The Texas A&M College of Architecture’s 16th annual faculty research symposium, “Natural, Built, Virtual,” is set for Oct. 27, 2014 at the Langford Architecture Center on the Texas A&M College Station campus.
The daylong event showcases college faculty research on issues relevant to the natural, built and virtual environments in a series of fast-paced lectures abbreviated from talks previously delivered at scholarly gatherings around the world. The 2014 symposium includes invited or refereed presentations and papers from the 2013-14 academic year.
"The individual sessions comprising the symposium display a wide range of scholarship with respect to people and place," said Louis G. Tassinary, executive associate dean for the College of Architecture. "Fundamentally, the sessions reflect themes that have emerged in the work of the faculty and research staff over the past year."

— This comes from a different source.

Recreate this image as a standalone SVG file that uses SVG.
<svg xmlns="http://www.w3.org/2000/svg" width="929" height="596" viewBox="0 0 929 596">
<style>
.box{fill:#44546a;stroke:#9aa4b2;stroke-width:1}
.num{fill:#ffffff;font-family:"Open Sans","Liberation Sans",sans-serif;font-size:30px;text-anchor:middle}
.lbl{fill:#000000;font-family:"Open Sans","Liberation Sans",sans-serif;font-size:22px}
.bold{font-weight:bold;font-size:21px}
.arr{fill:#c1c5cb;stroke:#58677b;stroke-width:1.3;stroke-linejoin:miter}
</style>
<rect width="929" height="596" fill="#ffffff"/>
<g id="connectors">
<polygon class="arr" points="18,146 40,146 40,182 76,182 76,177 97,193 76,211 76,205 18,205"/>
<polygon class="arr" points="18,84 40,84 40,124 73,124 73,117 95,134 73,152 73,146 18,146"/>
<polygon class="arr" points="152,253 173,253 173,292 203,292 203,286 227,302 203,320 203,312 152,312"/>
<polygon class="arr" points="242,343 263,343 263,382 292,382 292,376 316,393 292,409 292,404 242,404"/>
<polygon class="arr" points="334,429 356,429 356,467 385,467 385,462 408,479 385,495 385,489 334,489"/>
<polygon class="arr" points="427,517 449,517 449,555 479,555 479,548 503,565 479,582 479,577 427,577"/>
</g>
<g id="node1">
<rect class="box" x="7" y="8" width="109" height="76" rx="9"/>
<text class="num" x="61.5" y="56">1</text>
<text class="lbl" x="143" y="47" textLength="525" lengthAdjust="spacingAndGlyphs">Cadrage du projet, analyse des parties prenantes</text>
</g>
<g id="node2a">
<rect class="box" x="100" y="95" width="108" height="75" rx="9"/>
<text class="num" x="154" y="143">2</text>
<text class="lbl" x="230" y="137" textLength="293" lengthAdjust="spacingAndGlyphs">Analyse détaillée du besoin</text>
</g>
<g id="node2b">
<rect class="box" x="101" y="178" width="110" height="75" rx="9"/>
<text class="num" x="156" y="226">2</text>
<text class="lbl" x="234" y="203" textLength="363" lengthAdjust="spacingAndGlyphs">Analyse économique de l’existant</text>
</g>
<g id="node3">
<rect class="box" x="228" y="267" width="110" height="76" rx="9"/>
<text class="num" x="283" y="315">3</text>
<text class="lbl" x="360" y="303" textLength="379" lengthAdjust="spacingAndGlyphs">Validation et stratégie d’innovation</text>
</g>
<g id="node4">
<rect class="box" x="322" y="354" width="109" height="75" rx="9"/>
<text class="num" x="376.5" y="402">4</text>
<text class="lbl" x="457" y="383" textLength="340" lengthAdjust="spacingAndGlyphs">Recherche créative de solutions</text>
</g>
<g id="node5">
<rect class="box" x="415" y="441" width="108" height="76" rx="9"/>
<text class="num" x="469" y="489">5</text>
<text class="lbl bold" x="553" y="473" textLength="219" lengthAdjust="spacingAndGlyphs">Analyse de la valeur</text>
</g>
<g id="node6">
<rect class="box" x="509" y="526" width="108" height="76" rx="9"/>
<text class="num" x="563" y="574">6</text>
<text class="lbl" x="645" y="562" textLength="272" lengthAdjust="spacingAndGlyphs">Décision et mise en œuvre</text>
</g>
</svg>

Approximately 50 presentations divided into diverse categories will be delivered in several concurrent sessions throughout the day, grouped in broad categories including sustainability, resilience, heritage, management, and pedagogy.
The event is open to the public and there is no fee, but due to limited seating registration is required. A continental breakfast, lunch and refreshments will be served to all symposium registrants. Classes at the college are cancelled so students can attend the presentations.
Highlighting the faculty presentations will be an 11:30 a.m. keynote address in Preston Geren Auditorium featuring Jutta Friedrichs, Sandra Richter and Nan Zhao, who founded the startup, Changing Environments, to develop smart, solar-powered public spaces catering to mobile devices users.
One of their creations, the Soofa, is solar-powered park bench that charges cell phones, monitors noise levels, air quality and weather and wirelessly uploads the collected data to the in Internet. So far, seven Soofas have been placed in public areas in Boston.
A Soofa was touted by the Wall Street Journal as one of the highlights of a June 2014 exhibition of tech inventions hosted by the White House. At the event, Richter provided a demonstration of the Soofa’s capabilities to President Obama.
“We’re all from Germany, where solar energy is very popular,” said Richter, the startup’s chief executive. “We were thinking about how we can change public opinion to accept more solar … and start a dialogue about air quality and renewable energy in cities.”
The college’s annual symposium was established to underscore the influence of research on teaching and practice. It also serves as a catalyst for research-informed teaching in the College of Architecture's degree programs. And, because many of the presentations were originally delivered at scholarly venues abroad, the event also showcases the global influence of research conducted by college faculty.
The schedule of presentations will be posted when available.